Total linear momentum about the centre of mass:

Let us consider a system of n particles of masses \( m_1 \), \( m_2 \), \( \cdots \) \( m_n \) having position vectors \( \vec{r_1} \), \( \vec{r_2} \), \( \cdots \), \( \vec{r_n} \) respectively with respect to the origin O as shown in the above Fig. 1.

Let P be the centre of mass of the system of n particle, with position vector \( \vec{R} \), is given by

\( \displaystyle{\vec{R}=\frac{1}{M}\sum_{i=1}^{n}m_i\vec{r_i}}\tag{1} \)

Where \( \displaystyle{M=\sum_{i=1}^{n}m_i} \) is the total mass of the above system.

Let us consider ith particle of mass \( m_i \) having position vector \( \vec{r_i} \) with respect to the origin \( O \). Let \( \vec{r_i}' \) be the position vector of the ith particle with respect to the centre of mass point \( P \). So from Fig.1 we can write,

\( \vec{R}+\vec{r_i}'=\vec{r_i}\tag{2} \)

From equations (1) & (2) ,

\( \displaystyle{\vec{R}=\frac{1}{M}\sum_{i=1}^{n}m_i(\vec{R}+\vec{r_i}')} \)

or, \( M\vec{R}=\displaystyle{\sum_{i=1}^{n}m_i\vec{R}+\sum_{i=1}^{n}m_i\vec{r_i}'} \)

or, \( M\vec{R}=M\vec{R}+\displaystyle{\sum_{i=1}^{n}m_i\vec{r_i}'} \)

or, \( \displaystyle{\sum_{i=1}^{n}m_i\vec{r_i}'}=0\tag{3} \)

Now differentiating equation (3) with respect to t we get,

\( \displaystyle{\sum_{i=1}^{n}m_i\frac{d\vec{r_i}'}{dt}=0} \)

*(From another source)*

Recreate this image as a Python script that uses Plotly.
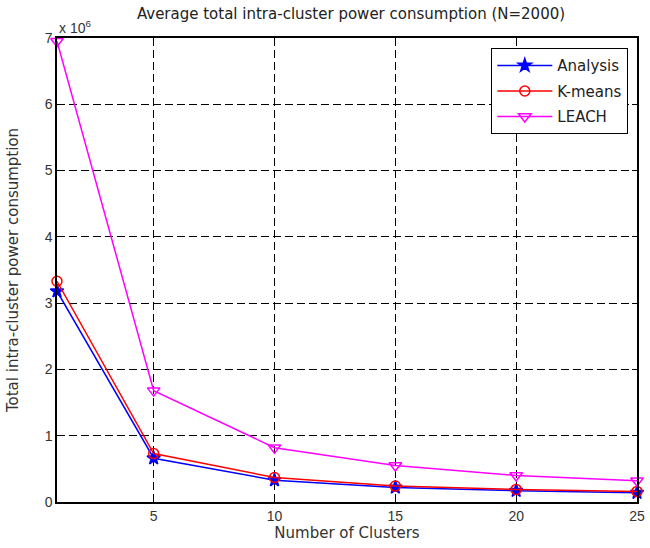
import plotly.graph_objects as go

# Number of clusters evaluated
clusters = [1, 5, 10, 15, 20, 25]

# Average total intra-cluster power consumption per method
analysis = [3.18e6, 0.66e6, 0.33e6, 0.22e6, 0.17e6, 0.14e6]
kmeans = [3.33e6, 0.73e6, 0.37e6, 0.24e6, 0.19e6, 0.16e6]
leach = [6.95e6, 1.68e6, 0.82e6, 0.55e6, 0.40e6, 0.32e6]

y_ticks = [0, 1e6, 2e6, 3e6, 4e6, 5e6, 6e6, 7e6]
y_tick_labels = ["0", "1", "2", "3", "4", "5", "6", "7"]
x_ticks = [5, 10, 15, 20, 25]

TICK_FONT = "Liberation Sans, Arial, sans-serif"
LABEL_FONT = "DejaVu Sans, Verdana, sans-serif"
TEXT_COLOR = "#333333"

fig = go.Figure()

series = [
    ("Analysis", analysis, "#0000ff", "star", 10),
    ("K-means", kmeans, "#ff0000", "circle-open", 10),
    ("LEACH", leach, "#ff00ff", "triangle-down-open", 11),
]
for name, vals, color, symbol, size in series:
    fig.add_trace(go.Scatter(
        x=clusters, y=vals, name=name, legendgroup=name,
        mode="lines+markers",
        line=dict(color=color, width=1.5),
        marker=dict(symbol=symbol, size=size, color=color,
                    line=dict(color=color, width=1.5)),
        cliponaxis=False,
    ))

axis_common = dict(
    showline=True, linecolor="black", linewidth=1.5, mirror="ticks",
    ticks="inside", ticklen=5, tickcolor="black",
    showgrid=True, gridcolor="black", griddash="8px,4px", gridwidth=1,
    zeroline=False, ticklabeloverflow="allow",
    tickfont=dict(family=TICK_FONT, size=14, color=TEXT_COLOR),
)

fig.update_xaxes(
    range=[1, 25], tickvals=x_ticks,
    title=dict(text="Number of Clusters", standoff=5,
               font=dict(family=LABEL_FONT, size=15, color=TEXT_COLOR)),
    **axis_common,
)
fig.update_yaxes(
    range=[0, 7e6], tickvals=y_ticks, ticktext=y_tick_labels,
    title=dict(text="Total intra-cluster power consumption", standoff=22,
               font=dict(family=LABEL_FONT, size=15, color=TEXT_COLOR)),
    **axis_common,
)

fig.add_annotation(
    xref="paper", yref="paper", x=0.0, y=1.0, xanchor="left", yanchor="bottom",
    text="x 10<sup>6</sup>", showarrow=False, yshift=0,
    font=dict(family=TICK_FONT, size=14, color=TEXT_COLOR),
)

fig.update_layout(
    width=650, height=548,
    margin=dict(l=57, r=5, t=38, b=46),
    paper_bgcolor="white", plot_bgcolor="white",
    title=dict(text="Average total intra-cluster power consumption (N=2000)",
               x=0.54, xanchor="center", y=0.984, yanchor="top",
               font=dict(family=LABEL_FONT, size=15, color="#222222")),
    legend=dict(x=0.985, y=0.978, xanchor="right", yanchor="top",
                bgcolor="white", bordercolor="black", borderwidth=1,
                font=dict(family=LABEL_FONT, size=15, color="#222222"),
                itemwidth=55, tracegroupgap=3),
    showlegend=True,
)

fig.write_html("out.html")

or, \( \displaystyle{\sum_{i=1}^{n}m_i\vec{v_i}'=0} \)

where, \( \vec{v_i}'=\displaystyle{\frac{d\vec{r_i}'}{dt}} \) is the velocity of the ith particle with respect to the centre of mass point \( P \).

So the total linear momentum of all the particles about the centre of mass is zero.